World AIDS Day
The year is c. 1985. I’m enjoying one of my favorite past times as an 8 year old, feeding the seagulls frozen bread from my Grandma’s 3rd floor beachfront apartment in Southern California.
The flocks would suddenly appear out of an empty Pacific Ocean horizon, calling out to one another, and circle round in front of the balcony. Some were brave enough to suspend themselves, flapping in front of me, screeching out for a nugget as I tossed them a freezer burned crust. Effortlessly they would catch these treats, simultaneously squawking and fighting in mid-air, only to retreat and circle round again for another try.
David lived in the apartment below Grandma. A dark, tan and handsome thirty-something, he would often sunbathe on his balcony directly below, a green bottled beer on the side table, an open newspaper in front of him. Sunglasses always on. I would peer down through the wide spaces between the railing balusters and watch him in his utterly relaxed state.

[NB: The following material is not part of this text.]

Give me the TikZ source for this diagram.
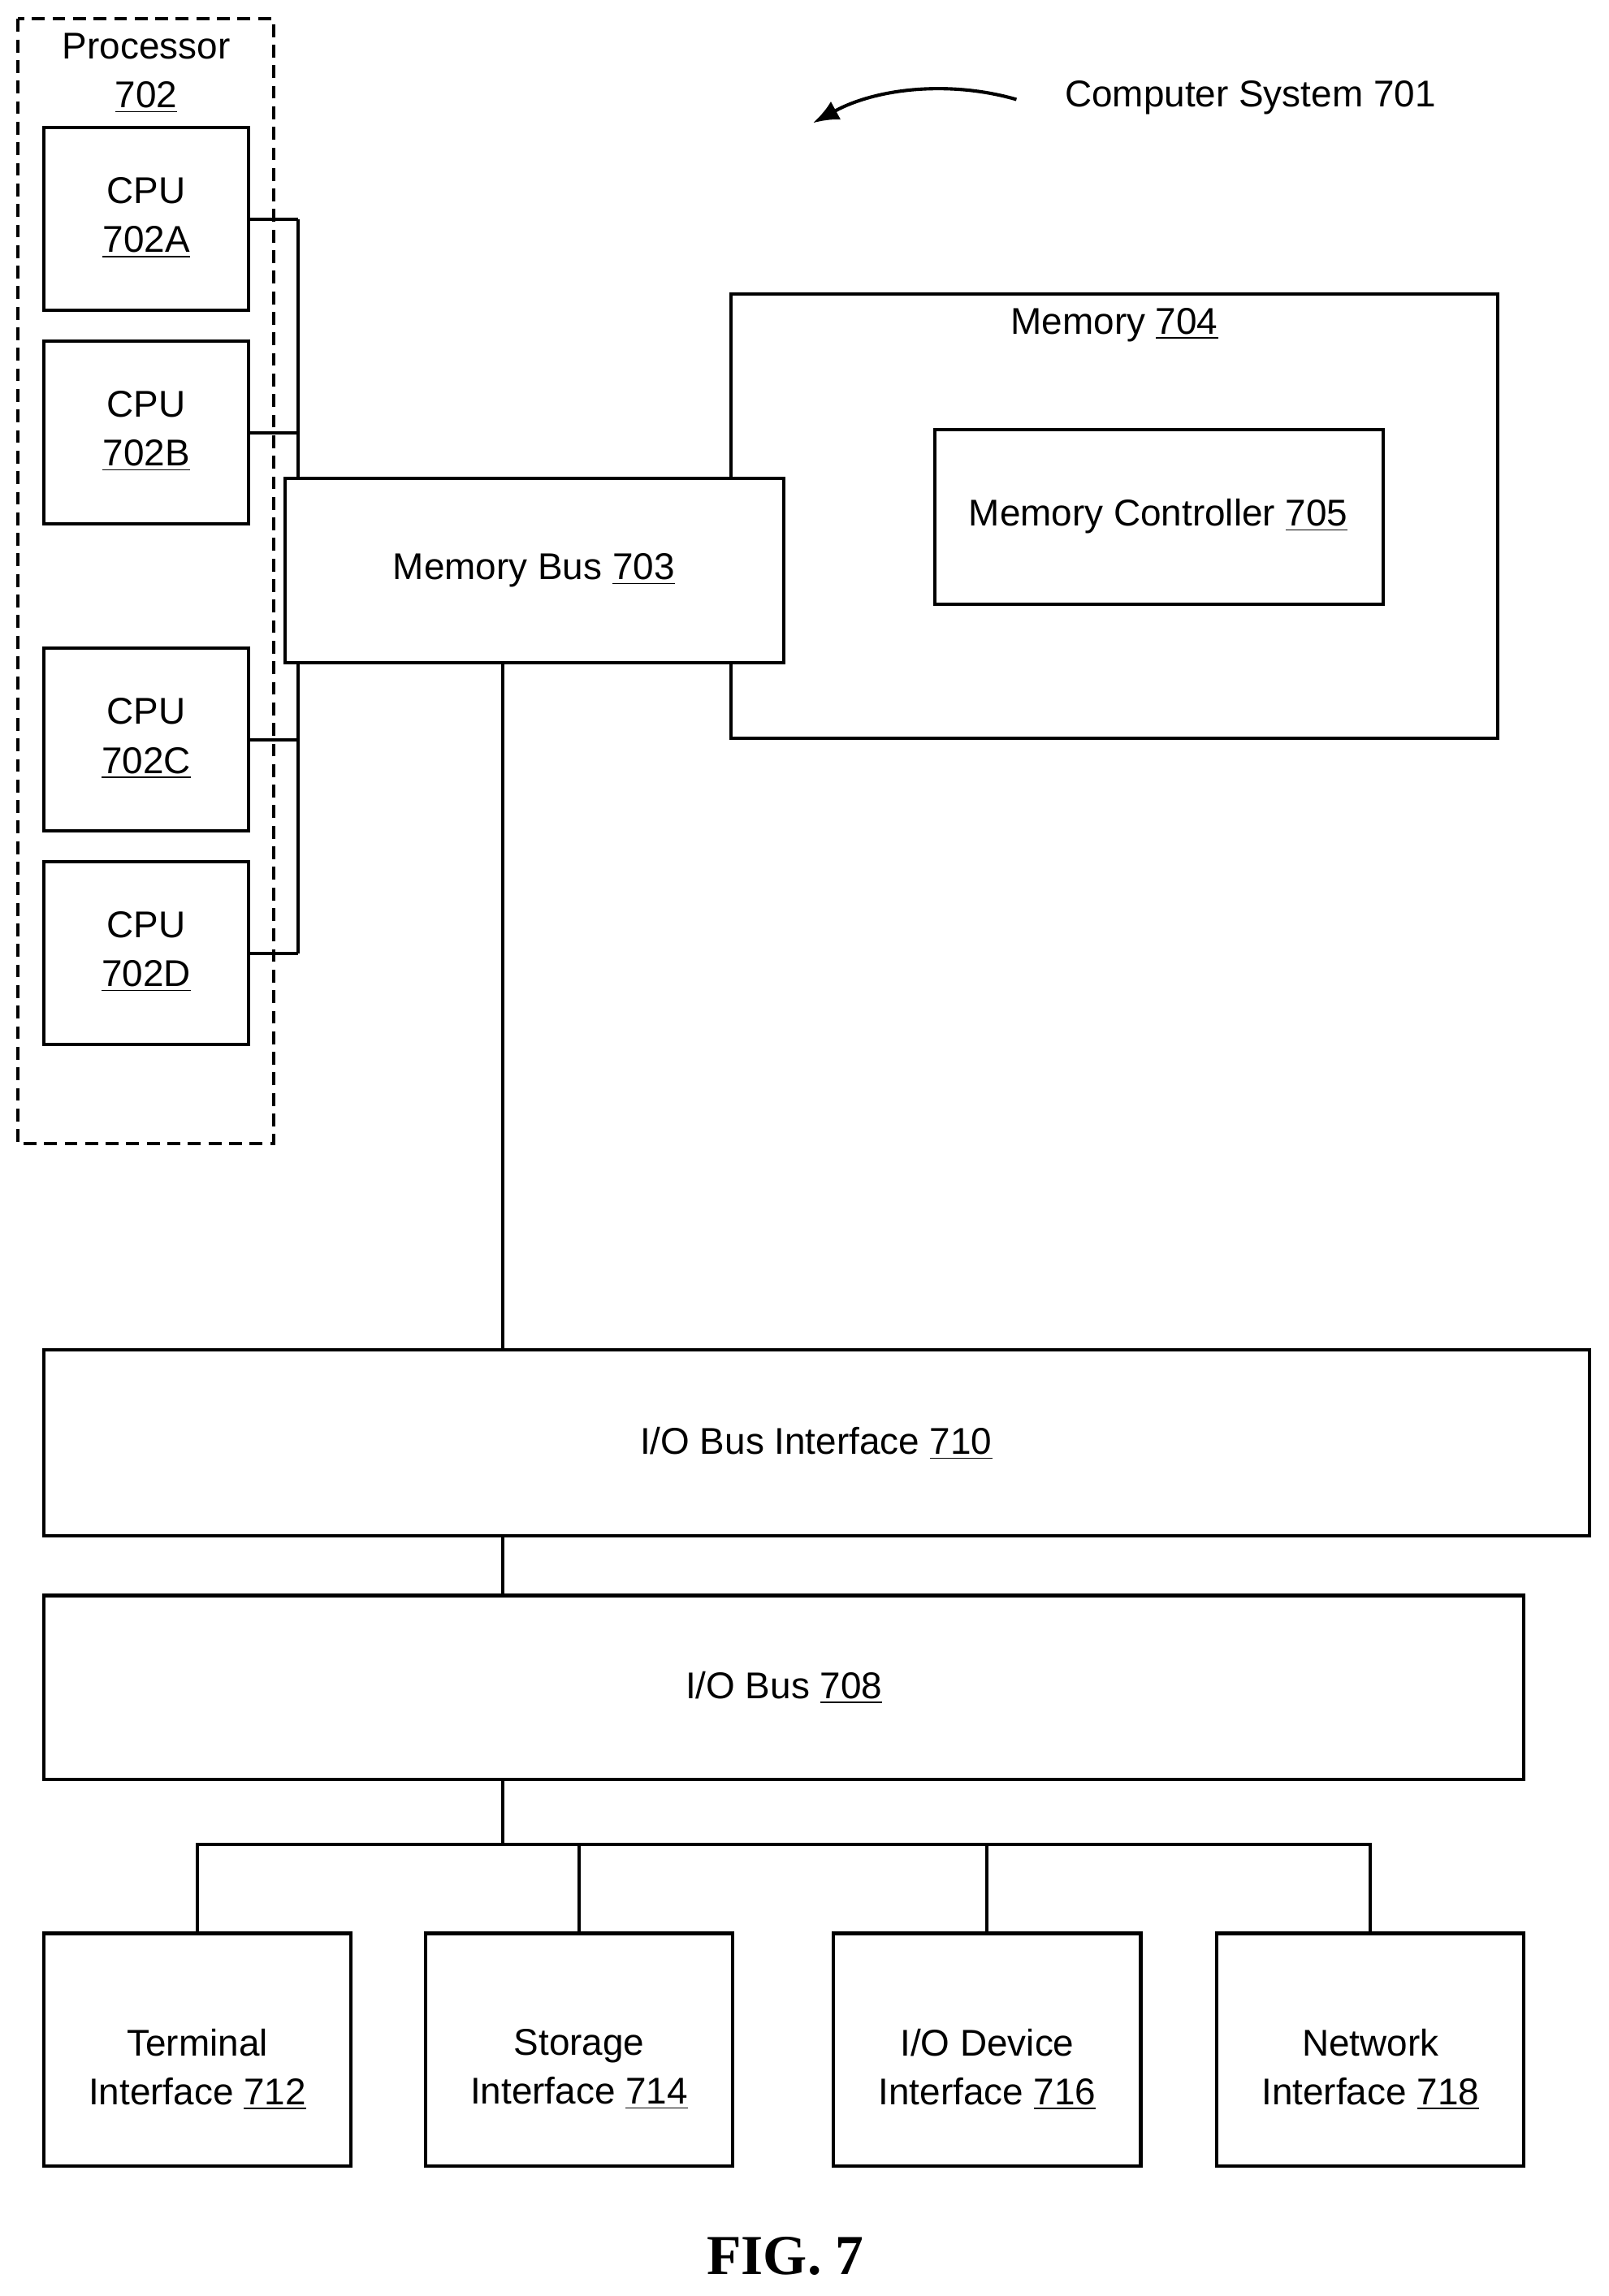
\documentclass[tikz,border=0pt]{standalone}
\usepackage{fontspec}
\usetikzlibrary{arrows.meta}
\setmainfont{Liberation Sans}
\newfontfamily\figfont{Liberation Serif}
\begin{document}
\begin{tikzpicture}[x=0.02cm,y=-0.02cm,
  box/.style={draw,line width=1.3pt,fill=white},
  ln/.style={line width=1.3pt},
  lbl/.style={font=\fontsize{14.5}{19}\selectfont,align=center}]
\useasboundingbox (0,0) rectangle (1100,1570);
\draw[line width=1.3pt,dash pattern=on 5pt off 3pt] (12,13) rectangle (187,782);
\node[lbl] (proc) at (100,50) {Processor\\\underline{702}};
% bus line
\draw[ln] (204,150) -- (204,652);
\foreach \n/\t/\l in {a/87/A,b/233/B,c/443/C,d/589/D}{
  \draw[box] (30,\t) rectangle (170,\t+125);
  \node[lbl] (cpu\n) at (100,\t+62) {CPU\\\underline{702\l}};
  \draw[ln] (170,\t+63) -- (204,\t+63);
}
\draw[box] (500,201) rectangle (1024,505);
\node[lbl] (mem) at (762,222) {Memory \underline{704}};
\draw[box] (639,294) rectangle (946,413);
\node[lbl] (mc) at (792,353) {Memory Controller \underline{705}};
\draw[box] (195,327) rectangle (536,453);
\node[lbl] (mb) at (365,390) {Memory Bus \underline{703}};
\draw[ln] (344,453) -- (344,923);
\draw[box] (30,923) rectangle (1087,1050);
\node[lbl] (iobi) at (558,987) {I/O Bus Interface \underline{710}};
\draw[ln] (344,1050) -- (344,1091);
\draw[box] (30,1091) rectangle (1042,1217);
\node[lbl] (iob) at (536,1154) {I/O Bus \underline{708}};
\draw[ln] (344,1217) -- (344,1261);
\draw[ln] (135,1322) -- (135,1261) -- (937,1261) -- (937,1322);
\draw[ln] (396,1261) -- (396,1322);
\draw[ln] (675,1261) -- (675,1322);
\foreach \x/\a/\b/\nm in {30/Terminal/712/t,291/Storage/714/s,570/I\slash O Device/716/i,832/Network/718/n}{
  \draw[box] (\x,1322) rectangle (\x+210,1481);
  \node[lbl] (if\nm) at (\x+105,1415) {\a\\Interface \underline{\b}};
}
\node[font=\figfont\bfseries\fontsize{22}{26}\selectfont] (fig) at (537,1543) {FIG. 7};
\node[lbl,anchor=west] (cs) at (722,67) {Computer System 701};
\coordinate (s) at (695,68);
\draw[ln,-{Latex[length=10pt,width=8pt]}] (s) .. controls (650,55) and (600,60) .. (556,84);
\end{tikzpicture}
\end{document}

David was gay, something Grandma understood and embraced as a nurse in the 80s. The two of them would frequently exchange niceties and catch up on the stairway separating their apartment floors. I could tell Grandma cared for him, and he for her.
One day while I was gazing down at David enjoying his routine, restful circumstance, I noticed large, raised purple lesions scattered over both shins. He had his feet up on the railing as usual, crossed in a comfortable position. The lesions didn’t seem to bother him as he uncrossed and recrossed he legs in perpetual comfort. The plum-colored plaques glistened in the sunlight as he turned the pages of the Orange County Register and sipped from his beer.

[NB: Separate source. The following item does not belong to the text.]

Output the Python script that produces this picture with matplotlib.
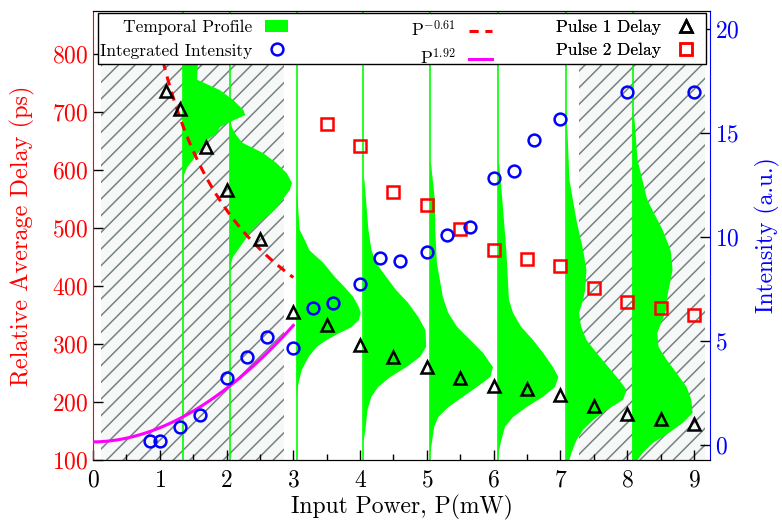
import numpy as np
import matplotlib
matplotlib.use("Agg")
import matplotlib.pyplot as plt
from matplotlib.patches import Rectangle, Patch
from matplotlib.lines import Line2D

plt.rcParams['font.family'] = ['cmr10', 'DejaVu Serif']
plt.rcParams['mathtext.fontset'] = 'cm'
plt.rcParams['axes.formatter.use_mathtext'] = True
plt.rcParams['axes.unicode_minus'] = False
plt.rcParams['hatch.linewidth'] = 1.1

# ---------------- data ----------------
# Pulse 1 delay (triangles)
p1_power = [1.1, 1.3, 1.7, 2.0, 2.5, 3.0, 3.5, 4.0, 4.5, 5.0, 5.5, 6.0, 6.5, 7.0, 7.5, 8.0, 8.5, 9.0]
p1_delay = [737, 705, 640, 565, 481, 356, 332, 298, 278, 260, 241, 227, 222, 212, 193, 179, 170, 162]

# Pulse 2 delay (squares)
p2_power = [3.5, 4.0, 4.5, 5.0, 5.5, 6.0, 6.5, 7.0, 7.5, 8.0, 8.5, 9.0]
p2_delay = [680, 642, 563, 540, 498, 463, 446, 435, 396, 373, 362, 350]

# Integrated intensity (circles, right axis)
int_power = [0.85, 1.0, 1.3, 1.6, 2.0, 2.3, 2.6, 3.0, 3.3, 3.6, 4.0, 4.3, 4.6,
             5.0, 5.3, 5.65, 6.0, 6.3, 6.6, 7.0, 8.0, 9.0]
int_value = [0.2, 0.21, 0.85, 1.44, 3.21, 4.25, 5.21, 4.68, 6.58, 6.85, 7.75, 8.98, 8.87,
             9.3, 10.1, 10.5, 12.85, 13.2, 14.7, 15.7, 17.0, 17.0]

# fit exponents / coefficients
fit1_exp = -0.61
fit1_coef = 811.0
fit1_range = [0.85, 3.0]
fit2_exp = 1.92
fit2_coef = 0.68
fit2_offset = 0.15
fit2_range = [0.0, 3.0]

# temporal profiles: baseline power, delays (ps), widths (power units)
prof_base = [1.35, 2.05, 3.05, 4.05, 5.05, 6.07, 7.09, 8.08]
prof1_delay = [800, 781, 756, 738, 721, 704, 695, 683, 674, 664, 652, 635, 618, 605, 592, 570]
prof1_width = [0.20, 0.22, 0.21, 0.55, 0.75, 0.90, 0.93, 0.70, 0.55, 0.51, 0.36, 0.25, 0.15, 0.06, 0.015, 0.0]
prof2_delay = [690, 674, 661, 647, 630, 612, 595, 578, 566, 549, 531, 514, 492, 467, 450, 436, 420]
prof2_width = [0.0, 0.03, 0.09, 0.19, 0.49, 0.70, 0.85, 0.93, 0.90, 0.79, 0.67, 0.49, 0.30, 0.15, 0.045, 0.01, 0.0]
prof3_delay = [560, 549, 497, 480, 462, 440, 416, 398, 381, 364, 354, 341, 329, 319, 307, 295, 278, 255, 233, 210]
prof3_width = [0.0, 0.015, 0.045, 0.12, 0.19, 0.40, 0.57, 0.72, 0.85, 0.93, 0.96, 0.93, 0.82, 0.64, 0.45, 0.30, 0.18, 0.075, 0.03, 0.0]
prof4_delay = [590, 583, 540, 497, 462, 440, 416, 393, 371, 347, 324, 295, 278, 260, 243, 226, 209, 186, 152, 130]
prof4_width = [0.0, 0.015, 0.045, 0.075, 0.12, 0.19, 0.34, 0.49, 0.67, 0.82, 0.93, 0.94, 0.85, 0.64, 0.40, 0.22, 0.12, 0.06, 0.03, 0.0]
prof5_delay = [615, 609, 549, 497, 440, 381, 354, 330, 307, 285, 260, 243, 226, 209, 191, 174, 157, 134, 110]
prof5_width = [0.0, 0.015, 0.07, 0.075, 0.10, 0.19, 0.27, 0.40, 0.60, 0.79, 0.94, 0.90, 0.70, 0.49, 0.27, 0.12, 0.06, 0.03, 0.0]
prof6_delay = [615, 609, 549, 462, 376, 354, 330, 307, 285, 260, 243, 226, 209, 191, 174, 157, 134, 110]
prof6_width = [0.0, 0.015, 0.06, 0.12, 0.16, 0.22, 0.34, 0.52, 0.67, 0.82, 0.90, 0.85, 0.67, 0.42, 0.22, 0.10, 0.045, 0.0]
prof7_delay = [680, 669, 583, 514, 462, 428, 393, 376, 354, 330, 307, 285, 260, 238, 221, 204, 186, 169, 152, 134, 112, 100]
prof7_width = [0.0, 0.015, 0.045, 0.15, 0.25, 0.30, 0.28, 0.25, 0.19, 0.22, 0.30, 0.45, 0.63, 0.79, 0.90, 0.85, 0.60, 0.40, 0.25, 0.15, 0.075, 0.045]
prof8_delay = [700, 687, 618, 549, 497, 462, 428, 393, 376, 364, 342, 319, 295, 273, 250, 226, 204, 181, 164, 147, 129, 112, 100]
prof8_width = [0.0, 0.03, 0.075, 0.22, 0.45, 0.57, 0.60, 0.54, 0.51, 0.52, 0.45, 0.37, 0.39, 0.51, 0.66, 0.81, 0.88, 0.90, 0.75, 0.55, 0.30, 0.15, 0.075]

prof_delays = [prof1_delay, prof2_delay, prof3_delay, prof4_delay,
               prof5_delay, prof6_delay, prof7_delay, prof8_delay]
prof_widths = [prof1_width, prof2_width, prof3_width, prof4_width,
               prof5_width, prof6_width, prof7_width, prof8_width]

# shaded (hatched) power ranges
hatch_ranges = [(0.12, 2.86), (7.28, 9.17)]
hatch_top = 781

# axis settings
x_lim = (0, 9.24)
y_lim = (100, 875)
y2_lim = (-0.72, 20.9)
x_ticks = [0, 1, 2, 3, 4, 5, 6, 7, 8, 9]
y_ticks = [100, 200, 300, 400, 500, 600, 700, 800]
y2_ticks = [0, 5, 10, 15, 20]

GREEN = '#00ff00'
FS = 17

fig = plt.figure(figsize=(7.82, 5.22), dpi=100)
ax = fig.add_axes([0.1189, 0.1188, 0.7890, 0.8607])
ax2 = ax.twinx()

# hatched regions
for x0, x1 in hatch_ranges:
    ax.add_patch(Rectangle((x0, y_lim[0]), x1 - x0, hatch_top - y_lim[0],
                           facecolor='#f6f8f8', edgecolor='#768282', hatch='//',
                           linewidth=0, zorder=1))

# temporal profiles
ax.vlines(prof_base, y_lim[0], y_lim[1], color=GREEN, lw=1.2, zorder=2)
for b, d, w in zip(prof_base, prof_delays, prof_widths):
    d = np.asarray(d, float)
    w = np.asarray(w, float)
    ax.fill_betweenx(d, b, b + w, facecolor=GREEN, edgecolor='none', zorder=2)

# fit P^-0.61
pf = np.linspace(fit1_range[0], fit1_range[1], 200)
ax.plot(pf, fit1_coef * pf ** fit1_exp, color='red', lw=2.2, ls=(0, (3, 2.2)), zorder=3)

# pulses
ax.plot(p1_power, p1_delay, ls='none', marker='^', ms=8.5, mfc='none', mec='black', mew=1.8, zorder=5)
ax.plot(p2_power, p2_delay, ls='none', marker='s', ms=8, mfc='none', mec='red', mew=1.8, zorder=5)

# fit P^1.92 and intensity on right axis
pf2 = np.linspace(fit2_range[0], fit2_range[1], 200)
ax2.plot(pf2, fit2_offset + fit2_coef * pf2 ** fit2_exp, color='magenta', lw=2.2, zorder=3)
ax2.plot(int_power, int_value, ls='none', marker='o', ms=8.5, mfc='none', mec='blue', mew=1.8, zorder=5)

ax.set_xlim(*x_lim)
ax.set_ylim(*y_lim)
ax2.set_ylim(*y2_lim)
ax.set_xticks(x_ticks)
ax.set_xticks(np.arange(0.5, 9.2, 1.0), minor=True)
ax.set_yticks(y_ticks)
ax2.set_yticks(y2_ticks)

ax.tick_params(axis='x', which='major', direction='in', length=7, width=1, labelsize=FS, colors='black', pad=7)
ax.tick_params(axis='x', which='minor', direction='in', length=4.5, width=1)
ax.tick_params(axis='y', which='major', direction='in', length=7, width=1, labelsize=FS, labelcolor='red', color='black')
ax2.tick_params(axis='y', which='major', direction='in', length=7, width=1, labelsize=FS, labelcolor='blue', color='black')

ax.spines['left'].set_color('red')
ax2.spines['left'].set_visible(False)
ax2.spines['right'].set_color('blue')
ax.spines['right'].set_visible(False)

ax.set_xlabel('Input Power, P(mW)', fontsize=FS, labelpad=2)
ax.set_ylabel('Relative Average Delay (ps)', fontsize=17.5, color='red', labelpad=12)
ax2.set_ylabel('Intensity (a.u.)', fontsize=FS, color='blue', labelpad=11)

# legend frame
ax2.add_patch(Rectangle((0.0086, 0.881), 0.9845, 0.113, transform=ax2.transAxes,
                        facecolor='white', edgecolor='black', lw=1.0, zorder=10))

h_green = Patch(facecolor=GREEN, edgecolor='none')
h_circ = Line2D([], [], ls='none', marker='o', ms=8.5, mfc='none', mec='blue', mew=1.8)
h_dash = Line2D([], [], color='red', lw=2.2, ls=(0, (3, 2.2)))
h_mag = Line2D([], [], color='magenta', lw=2.2)
h_tri = Line2D([], [], ls='none', marker='^', ms=8.5, mfc='none', mec='black', mew=1.8)
h_sq = Line2D([], [], ls='none', marker='s', ms=8, mfc='none', mec='red', mew=1.8)

cols = [([h_green, h_circ], ['Temporal Profile', 'Integrated Intensity'], 0.3225),
        ([h_dash, h_mag], [r'P$^{-0.61}$', r'P$^{1.92}$'], 0.653),
        ([h_tri, h_sq], ['Pulse 1 Delay', 'Pulse 2 Delay'], 0.985)]
for hs, ls_, xr in cols:
    lg = ax2.legend(hs, ls_, loc='upper right', bbox_to_anchor=(xr, 0.988),
                    bbox_transform=ax2.transAxes, frameon=False, markerfirst=False,
                    fontsize=12.5, handlelength=1.35, handletextpad=0.75, labelspacing=0.45,
                    borderaxespad=0, borderpad=0.2)
    lg.set_zorder(11)
    ax2.add_artist(lg)

fig.savefig('out.png', dpi=100)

Grandma called me into the apartment for lunch and I never ended up seeing David reclining on his balcony again. A few years later she took me to visit David in the hospital. He had been diagnosed with AIDS some time before, and was now very sick.
As I held Grandma’s hand we approached David’s hospital room. Crossing the threshold I could see David in a bed between two windows at the far end of the room. It was midday and the natural light was calm. He was dressed in a yellow hospital gown, writhing about in the bed, a look of anger mixed with hysteria. He was restless, vocalizing, but the words didn’t make any sense. He looked crazy to now 10 year-old me.
A nurse in the room was also gowned and wore a face mask. She motioned to Grandma to do the same. So we gowned up and approached David at his bedside, Grandma in front, me close to her side.
I observed the tangled web of IV tubing, David’s legs thrashing about under the stiff white sheets. The nurse quietly fiddled with the monitoring equipment nearby. David stared up at Grandma as she put his hand in hers. She caressed his arm, leaned in closer to his face and quietly spoke to him in soft tones. I couldn’t hear exactly what she said, only noticing the pacified look on David’s face in her presence. He was suddenly calm in those moments she stood at his side, touching him.
David died several weeks later, and as the years passed so did many other family friends and acquaintances.
It would be another 20 years before I truly understood what had happened to David in those years. In med school full blown AIDS was a a rare sight as anti-retroviral therapy had essentially re-categorized HIV from a death sentence diagnosis, to a chronic, treatable and preventable illness. I studied the few AIDS cases I encountered with a hungry fervor, and would later understand that those spots on David’s legs were Kaposi sarcoma, a classic skin manifestation, and cancer, in some AIDS cases. And the combative behavior in the hospital? AIDS Dementia Complex, a well-defined neuro-cognitive disorder of some advanced AIDS cases.
Since 1988, December 1 has been designated World AIDS day. Today I recall all the strides and discoveries made to temper HIV and help those afflicted to lead lives of their choosing. May those lives be long and full and grateful.